特別弁済業務保証金分担金の納付が必要となった場合、協会は社員に対して通知する
→ ☆☆1ヶ月以内に納付しない場合は社員の地位を失う
保証協会の社員の地位を失ったとき
☆☆☆☆☆その地位を失った日から1週間以内に、営業保証金を供託所に供託する
還付
損害を受けた者(宅建業者は除く)は、その取引により生じた債権に関し、宅建業者が供託している「営業保証金の額に相当する額」の範囲内で損害の弁済を受けることができる。これを「還付」という。
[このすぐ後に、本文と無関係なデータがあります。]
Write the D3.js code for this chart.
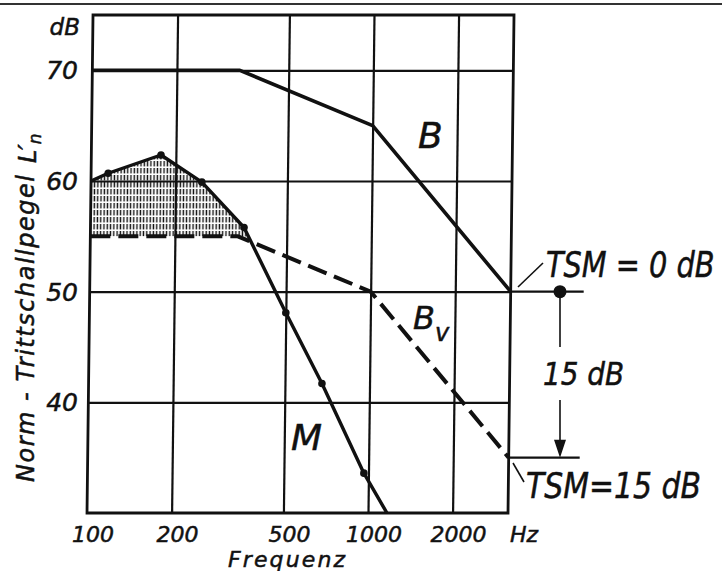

✖ ☆該当社員が納付した弁済業務保証金分担金の額に相当する額
※☆☆☆☆☆☆営業保証金の額に相当する額:本店1,000万円、支店1ヶ所あたり500万円
例)弁済業務保証金分担金が150万円の場合
本店:60万円 + 支店:30万円✖️3店舗 → 1,000万円+500万円✖️3=2,500万円
宅建業の取引ではないもの(還付をうけられないもの)
・印刷会社の印刷代金
・☆工事業者の工事代金(内装塗装工事、電気工事)
・☆不動産賃貸の管理委託料
・☆☆広告会社の広告代金
・☆家賃収納代行業務
・宅建業者の従業者の給料 など
営業保証額の還付の流れ
① 客(宅建業者以外)が損害を受ける
② ☆損害を受けた還付請求者(客)は供託所に一定の書式を提出する
③ 供託所は営業保証金を還付請求者に還付する
④ 還付したことにより、宅建業者が供託した営業保証金に不足が生じるので、供託所はその旨を免許権者に通知する
⑤ 免許権者は、当該宅建業者に対して不足額を供託するよう通知する
⑥ ☆☆☆☆⑤の通知を受けた宅建業者は免許権者から通知を受けた日から2週間以内に不足額を供託する
⑦ ☆⑥の供託後2週間以内に供託書(供託した旨の証明書)を免許権者に届け出る
※☆⑥⑦に違反すると業務停止処分(情状が特に重いと免許取消処分)
弁済業務保証金の還付の流れ(保証協会)
① 客(宅建業者以外)が損害を受ける
② ☆☆損害を受けた還付請求者(客)は保証協会へ認証の申し出をする
③ 保証協会が債権について認証する
④ ☆還付請求者は「供託所」に対し、還付請求をする
⑤ 供託所は還付請求者に還付する
⑥ 供託所は国土交通大臣に「還付した旨」を通知する
⑦ 国土交通大臣は保証協会に「還付された旨」を通知する
⑧ ☆☆保証協会は⑦の通知を受けてから2週間以内に還付額に相当する弁済業務保証金を供託所に供託する
⑨ ☆☆保証協会は社員に対して、立て替えたお金(還付充当金)を保証協会に納付するよう通知する
⑩ ☆☆☆☆☆☆☆通知を受けた社員は保証協会から通知を受けた日から2週間以内に還付充当金を保険協会に納付する
→ 納付しないと、社員の地位を失う ※☆保証協会は催告する必要はない
→ 社員の地位を失ってから1週間以内に営業保証金を供託し、その旨を免許権者へ届けなければ事業継続できない
※☆還付請求者は複数の宅建業者と取引をしている場合、営業保証金と弁済業務保証金の還付を同時に供託所に申し立てることができる。
ポイント
☆宅建業者は還付請求者になれない!(平成29年度の法改正)
還付請求者は一般消費者に限定することになりました。業者間の取引は、不動産取引のプロ同士の取引であり、自らの責任で行わなければならないということ。